I was trying to inference using pre-trained librispeech model with some audio sample randomly collected from web. But the result is quite depressing, model predicted every single character wrong.

Ground truth: “The Story of Arthur the Rat. Once upon a time there was a rat who couldn’t make up his”

Predicted : “HAM AUUEWIR CCHIUVHE C O HO AA UBBUSH”

Is there any way to solve this?

Random audio samples ? Can you share more informations on their characteristics ?

Downloaded the audio sample from here.. then splitted the samples in 7s.
Audio properties-
Duration : 7s
channels : 2
sampling rate: 44.1khz
Bit rate : 112 kbps

If you need more info please feel free to ask.

Okay, then I’d guess our automatic resampling is not good enough and likely kills the data inside.

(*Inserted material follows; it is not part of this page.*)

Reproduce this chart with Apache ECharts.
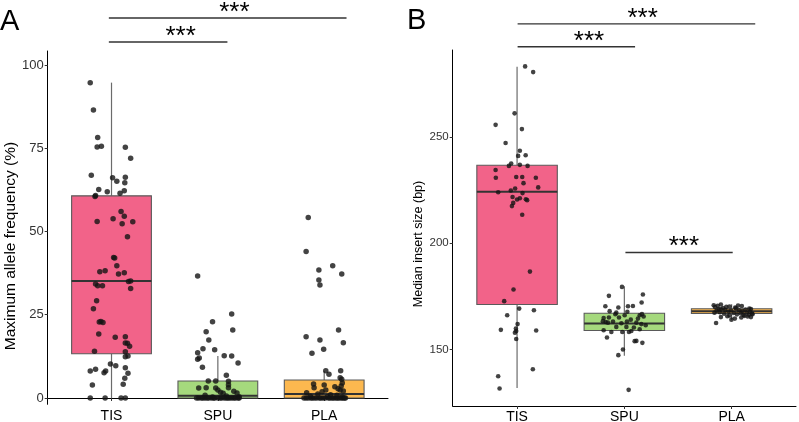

Model expects mono, 16kHz 16-bits PCM. We do have code that perform transformation to that, but obviously this is not good enough.

Would you have a direct link to share one sample ? I’d like to see what happens after transformation.

sure, audio sample arthur the rat

1 Like

Use the sox or ffmpeg command for proper encoding of the input file:
“sox “+ip_file+” --bits 16 --channels 1 --rate 16000 “+op_file+””;